Re: [PATCH v3] locking/rtmutex: Limit # of lock stealing for non-RT waiters

From: Waiman Long
Date: Mon Jul 11 2022 - 16:02:31 EST


On 7/11/22 05:34, Peter Zijlstra wrote:
On Wed, Jul 06, 2022 at 09:59:16AM -0400, Waiman Long wrote:
Commit 48eb3f4fcfd3 ("locking/rtmutex: Implement equal priority lock
stealing") allows unlimited number of lock stealing's for non-RT
tasks. That can lead to lock starvation of non-RT top waiter tasks if
there is a constant incoming stream of non-RT lockers. This can cause
rcu_preempt self-detected stall or even task lockup in PREEMPT_RT kernel.
For example,

[77107.424943] rcu: INFO: rcu_preempt self-detected stall on CPU
[ 1249.921363] INFO: task systemd:2178 blocked for more than 622 seconds.

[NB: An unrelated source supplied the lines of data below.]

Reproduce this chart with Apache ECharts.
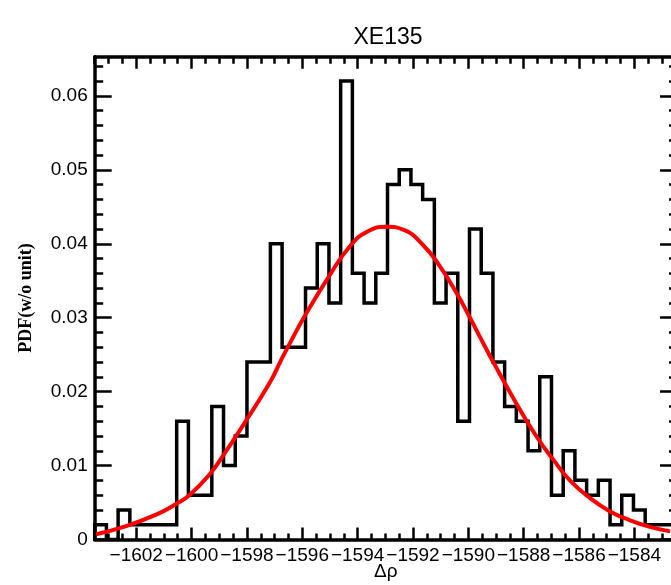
<!DOCTYPE html>
<html><head><meta charset="utf-8">
<script src="https://cdn.jsdelivr.net/npm/echarts@6/dist/echarts.min.js"></script>
<style>html,body{margin:0;padding:0;background:#fff}#c{width:671px;height:585px}</style>
</head><body><div id="c"></div>
<script>
// ---------- data ----------
const titleText = 'XE135';
const xName = 'Δρ';
const yName = 'PDF(w/o unit)';
const xTickLabels = [-1602, -1600, -1598, -1596, -1594, -1592, -1590, -1588, -1586, -1584];
const yTickLabels = [0, 0.01, 0.02, 0.03, 0.04, 0.05, 0.06];
// histogram: left edge of first bin, right edge of last bin, and bin heights
const histRange = [-1603.5, -1582.34];
const histValues = [0.002, 0, 0.004, 0.002, 0.002, 0.002, 0.002, 0.016, 0.006, 0.006,
  0.018, 0.010, 0.014, 0.024, 0.024, 0.040, 0.026, 0.026, 0.034, 0.040,
  0.032, 0.062, 0.036, 0.032, 0.036, 0.048, 0.050, 0.048, 0.046, 0.032,
  0.036, 0.016, 0.042, 0.036, 0.024, 0.018, 0.016, 0.012, 0.022, 0.006,
  0.012, 0.008, 0.006, 0.008, 0.002, 0.006, 0.004, 0.002, 0.002, 0.002];
// red fitted curve
const fitX = [-1603.45, -1602.46, -1601.26, -1600.56, -1600.05, -1599.33, -1598.85, -1598.13,
  -1597.16, -1596.80, -1596.44, -1595.90, -1595.00, -1594.27, -1593.67, -1592.95, -1592.35,
  -1591.63, -1591.02, -1590.42, -1589.94, -1589.58, -1589.10, -1588.25, -1587.53, -1586.93,
  -1586.33, -1585.60, -1584.88, -1584.16, -1583.44, -1582.71];
const fitY = [0.0007, 0.0017, 0.0034, 0.0048, 0.0061, 0.0089, 0.0114, 0.0155,
  0.0213, 0.0240, 0.0266, 0.0303, 0.0358, 0.0397, 0.0416, 0.0423, 0.0419,
  0.0398, 0.0369, 0.0333, 0.0300, 0.0274, 0.0240, 0.0183, 0.0139, 0.0108,
  0.0080, 0.0056, 0.0038, 0.0026, 0.0017, 0.0011];
const xRange = [-1603.5, -1582.46];
const yRange = [0, 0.0653];

// ---------- build ----------
const nb = histValues.length;
const bw = (histRange[1] - histRange[0]) / nb;
const histPts = [[histRange[0], 0]];
histValues.forEach((v, i) => {
  histPts.push([histRange[0] + i * bw, v]);
  histPts.push([histRange[0] + (i + 1) * bw, v]);
});
const fitPts = fitX.map((x, i) => [x, fitY[i]]);

const xMinor = [];
for (let v = -1603.5; v <= xRange[1] + 1e-9; v += 0.5) xMinor.push(+v.toFixed(2));
const yMinor = [];
for (let k = 0; k * 0.002 <= yRange[1] + 1e-9; k++) yMinor.push(+(k * 0.002).toFixed(3));

const font = 'Liberation Sans';
const lineW = 3.5;
function mkX(pos, vals, len, showLine, showLabel, extra) {
  return Object.assign({
    type: 'value', position: pos, min: xRange[0], max: xRange[1],
    axisLine: { show: showLine, onZero: false, lineStyle: { color: '#000', width: lineW } },
    axisTick: { show: true, inside: true, length: len, customValues: vals, lineStyle: { color: '#000', width: 2.5 } },
    axisLabel: showLabel ? { show: true, customValues: vals, margin: 7, hideOverlap: false,
      fontFamily: font, fontSize: 19, color: '#000',
      formatter: v => (v < 0 ? '\u2212' : '') + Math.abs(Math.round(v)) } : { show: false },
    splitLine: { show: false }
  }, extra || {});
}
function mkY(pos, vals, len, showLine, showLabel, extra) {
  return Object.assign({
    type: 'value', position: pos, min: yRange[0], max: yRange[1],
    axisLine: { show: showLine, onZero: false, lineStyle: { color: '#000', width: lineW } },
    axisTick: { show: true, inside: true, length: len, customValues: vals, lineStyle: { color: '#000', width: 2.5 } },
    axisLabel: showLabel ? { show: true, customValues: vals, margin: 7, hideOverlap: false,
      fontFamily: font, fontSize: 19, color: '#000',
      formatter: v => v === 0 ? '0' : v.toFixed(2) } : { show: false },
    splitLine: { show: false }
  }, extra || {});
}

const chart = echarts.init(document.getElementById('c'), null, { renderer: 'canvas' });
chart.setOption({
  animation: false,
  backgroundColor: '#fff',
  grid: { left: 94.7, top: 56.7, width: 582.3, height: 482.8, containLabel: false, outerBoundsMode: 'none' },
  graphic: [{
    type: 'text', x: 388, y: 38,
    style: { text: titleText, textAlign: 'center', textVerticalAlign: 'middle',
      font: '23px "Liberation Sans"', fill: '#000' }
  }],
  xAxis: [
    mkX('bottom', xTickLabels, 12, true, true, {
      name: xName, nameLocation: 'middle', nameGap: 23, nameMoveOverlap: false,
      nameTextStyle: { fontFamily: font, fontSize: 19, color: '#000' } }),
    mkX('bottom', xMinor, 6, false, false),
    mkX('top', xTickLabels, 12, true, false),
    mkX('top', xMinor, 7, false, false)
  ],
  yAxis: [
    mkY('left', yTickLabels, 17, true, true, {
      name: yName, nameLocation: 'middle', nameGap: 59, nameRotate: 90,
      nameTextStyle: { fontFamily: 'Liberation Serif', fontWeight: 'bold', fontSize: 18, color: '#000' } }),
    mkY('left', yMinor, 8.5, false, false),
    mkY('right', yTickLabels, 17, true, false),
    mkY('right', yMinor, 8, false, false)
  ],
  series: [
    { type: 'line', xAxisIndex: 0, yAxisIndex: 0, data: histPts, showSymbol: false, symbol: 'none',
      clip: true, lineStyle: { color: '#000', width: 3.5, join: 'miter', cap: 'square' }, z: 2 },
    { type: 'line', xAxisIndex: 0, yAxisIndex: 0, data: fitPts, showSymbol: false, symbol: 'none',
      smooth: 0.5, clip: true, lineStyle: { color: '#ff0000', width: 4 }, z: 3 }
  ]
});
</script></body></html>
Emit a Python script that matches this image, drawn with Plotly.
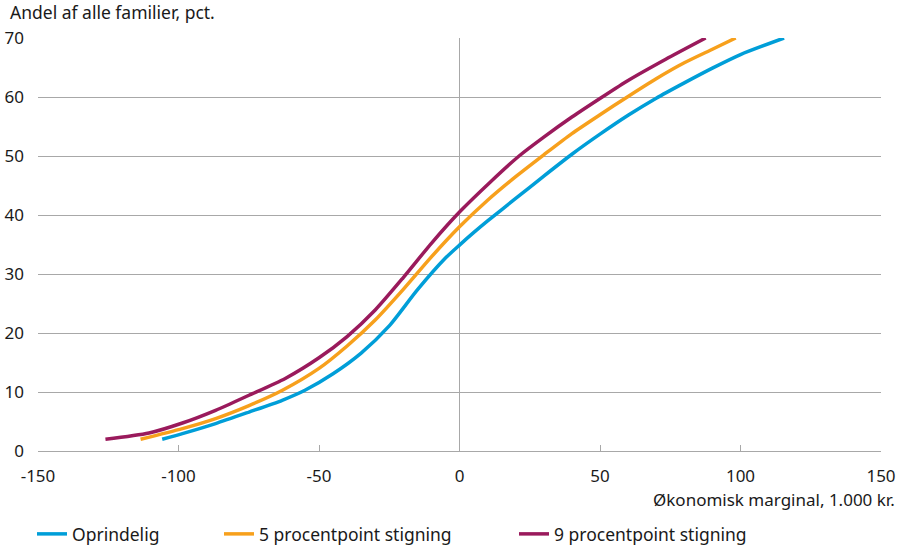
import plotly.graph_objects as go

# Share of families (pct.) by economic margin (1,000 DKK)
orig_x = [-105.8, -98.6, -86.8, -74.9, -63.1, -55, -45, -35, -25, -15, -5, 0, 5, 10, 20, 30, 40, 50, 60, 70, 80, 90, 100, 115.5]
orig_y = [2, 2.95, 4.65, 6.6, 8.6, 10.3, 13.1, 16.6, 21.2, 27.3, 32.7, 34.9, 37.0, 39.0, 42.8, 46.6, 50.3, 53.7, 56.9, 59.8, 62.4, 64.9, 67.2, 70]

p5_x = [-113.5, -98.6, -86.8, -74.9, -63, -50, -40, -30, -20, -10, 0, 10, 20, 30, 40, 50, 60, 70, 80, 90, 98.3]
p5_y = [2, 3.8, 5.5, 7.7, 10.3, 14.0, 17.8, 22.2, 27.4, 32.9, 38, 42.5, 46.5, 50.2, 53.8, 57, 60.1, 63.1, 65.8, 68.1, 70]

p9_x = [-126, -110.5, -98.6, -86.8, -74.9, -62, -50, -40, -30, -20, -10, 0, 11, 21.2, 30, 40, 50.8, 60, 73.4, 87.6]
p9_y = [2, 3.06, 4.75, 6.9, 9.45, 12.3, 15.8, 19.4, 23.9, 29.4, 35.2, 40.5, 45.6, 50, 53.2, 56.6, 60, 62.8, 66.4, 70]

names = ["Oprindelig", "5 procentpoint stigning", "9 procentpoint stigning"]
colors = ["#009ED8", "#F7A01C", "#9A1A5C"]

x_ticks = [-150, -100, -50, 0, 50, 100, 150]
y_ticks = [0, 10, 20, 30, 40, 50, 60, 70]

FONT = "Noto Sans"
FS = 17.5
FS_AX = 17
TXT = "#1a1a1a"
GRID = "#a8a8a8"

fig = go.Figure()
series = [(orig_x, orig_y), (p5_x, p5_y), (p9_x, p9_y)]
legend_ids = ["legend", "legend2", "legend3"]
for (xs, ys), name, col, lg in zip(series, names, colors, legend_ids):
    fig.add_trace(go.Scatter(
        x=xs, y=ys, mode="lines", name=name,
        line=dict(color=col, width=3.5, shape="spline", smoothing=0.7),
        legend=lg, hoverinfo="skip",
    ))

# vertical reference line at zero
fig.add_shape(type="line", xref="x", yref="paper", x0=0, x1=0, y0=0, y1=1,
              line=dict(color=GRID, width=1), layer="below")

legend_common = dict(orientation="h", xref="container", yref="container",
                     yanchor="middle", bgcolor="rgba(0,0,0,0)", borderwidth=0,
                     font=dict(family=FONT, size=FS, color=TXT),
                     itemwidth=30, tracegroupgap=0)
fig.update_layout(
    width=901, height=550,
    margin=dict(l=38, r=20, t=38, b=99, autoexpand=False),
    paper_bgcolor="white", plot_bgcolor="white",
    font=dict(family=FONT, size=FS, color=TXT),
    showlegend=True,
    legend=dict(x=32/901, y=(550-534)/550, **legend_common),
    legend2=dict(x=219/901, y=(550-534)/550, **legend_common),
    legend3=dict(x=514/901, y=(550-534)/550, **legend_common),
    xaxis=dict(range=[-150, 150], tickvals=x_ticks, ticktext=[str(v) for v in x_ticks],
               showgrid=False, zeroline=False, showline=True, linecolor=GRID, linewidth=1,
               ticks="inside", ticklen=6, tickcolor=GRID, ticklabelstandoff=10,
               automargin=False,
               tickfont=dict(family=FONT, size=FS_AX, color=TXT), fixedrange=True),
    yaxis=dict(range=[0, 70], tickvals=y_ticks, ticktext=[str(v) for v in y_ticks],
               showgrid=True, gridcolor=GRID, gridwidth=1, zeroline=False,
               showline=False, ticks="", ticklabelstandoff=13, automargin=False,
               tickfont=dict(family=FONT, size=FS_AX, color=TXT), fixedrange=True),
    annotations=[
        dict(text="Andel af alle familier, pct.", xref="paper", yref="paper",
             x=(8-38)/843, y=1, xanchor="left", yanchor="middle", yshift=26,
             showarrow=False, font=dict(family=FONT, size=FS, color=TXT)),
        dict(text="Økonomisk marginal, 1.000 kr.", xref="paper", yref="paper",
             x=(897-38)/843, y=0, xanchor="right", yanchor="middle", yshift=-48.5,
             showarrow=False, font=dict(family=FONT, size=FS_AX, color=TXT)),
    ],
)

fig.write_html("out.html")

Avoiding this problem and ensuring forward progress by limiting the
number of times that a lock can be stolen from each waiter. This patch
sets a threshold of 32. That number is arbitrary and can be changed
if needed.

Why not do the same thing we do for regular mutexes?

The mutex way is another possible alternative. So we can set a flag to disable lock stealing if the current top waiter wake up and the rtmutex has been stolen. I will need to run some tests to find out how many time lock stealing can happen before it is blocked. I would like to allow sufficient number of lock stealing to minimize the performance impact of this change.

Cheers,
Longman